:: Exercise description ::
Check every line of the entries below for the word "this", and copy the ones that have it.

----- Dataset extract

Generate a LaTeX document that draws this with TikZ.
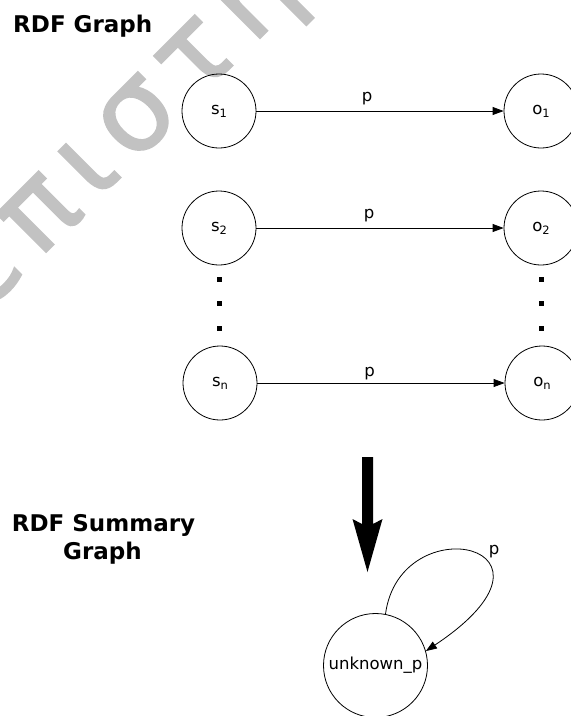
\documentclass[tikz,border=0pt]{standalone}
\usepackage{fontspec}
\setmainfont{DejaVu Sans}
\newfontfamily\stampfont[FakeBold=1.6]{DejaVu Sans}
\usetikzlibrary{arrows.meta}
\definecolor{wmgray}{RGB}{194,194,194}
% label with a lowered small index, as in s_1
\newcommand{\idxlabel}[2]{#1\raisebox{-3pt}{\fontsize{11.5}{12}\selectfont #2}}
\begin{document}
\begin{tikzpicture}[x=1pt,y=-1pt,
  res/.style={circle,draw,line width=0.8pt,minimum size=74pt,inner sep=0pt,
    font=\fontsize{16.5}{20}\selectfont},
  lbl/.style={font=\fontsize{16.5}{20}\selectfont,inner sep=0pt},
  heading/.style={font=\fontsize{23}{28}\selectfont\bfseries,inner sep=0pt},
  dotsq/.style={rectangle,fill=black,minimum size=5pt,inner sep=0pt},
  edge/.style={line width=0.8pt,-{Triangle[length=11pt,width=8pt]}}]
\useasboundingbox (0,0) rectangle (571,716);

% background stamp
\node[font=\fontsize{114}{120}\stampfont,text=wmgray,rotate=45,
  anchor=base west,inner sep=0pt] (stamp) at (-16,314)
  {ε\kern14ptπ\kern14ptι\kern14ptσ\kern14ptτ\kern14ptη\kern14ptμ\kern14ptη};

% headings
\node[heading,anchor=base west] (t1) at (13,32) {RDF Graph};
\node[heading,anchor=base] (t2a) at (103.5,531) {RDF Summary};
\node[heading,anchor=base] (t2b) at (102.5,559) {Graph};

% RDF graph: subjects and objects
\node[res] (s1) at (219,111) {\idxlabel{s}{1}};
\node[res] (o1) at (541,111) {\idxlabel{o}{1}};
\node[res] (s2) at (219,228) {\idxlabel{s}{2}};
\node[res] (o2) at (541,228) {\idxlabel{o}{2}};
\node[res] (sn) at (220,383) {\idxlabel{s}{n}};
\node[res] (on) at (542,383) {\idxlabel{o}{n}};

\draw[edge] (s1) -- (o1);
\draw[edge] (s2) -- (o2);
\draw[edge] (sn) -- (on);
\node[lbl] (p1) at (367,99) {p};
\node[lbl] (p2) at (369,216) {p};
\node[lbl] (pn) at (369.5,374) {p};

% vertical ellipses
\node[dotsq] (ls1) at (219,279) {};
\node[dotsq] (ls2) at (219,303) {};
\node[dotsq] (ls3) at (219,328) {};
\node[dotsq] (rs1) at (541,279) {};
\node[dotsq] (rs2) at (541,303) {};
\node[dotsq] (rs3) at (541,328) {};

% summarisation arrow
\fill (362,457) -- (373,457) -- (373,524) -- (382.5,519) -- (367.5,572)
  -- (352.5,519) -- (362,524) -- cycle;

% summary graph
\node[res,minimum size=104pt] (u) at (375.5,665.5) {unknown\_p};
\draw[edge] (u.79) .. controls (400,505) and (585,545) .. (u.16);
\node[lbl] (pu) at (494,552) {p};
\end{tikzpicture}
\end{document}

----------
----- Dataset extract

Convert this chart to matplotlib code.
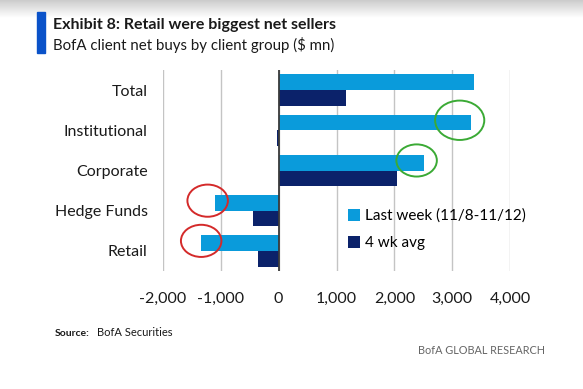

----------

:: Exercise response ::
Generate a LaTeX document that draws this with TikZ.
Convert this chart to matplotlib code.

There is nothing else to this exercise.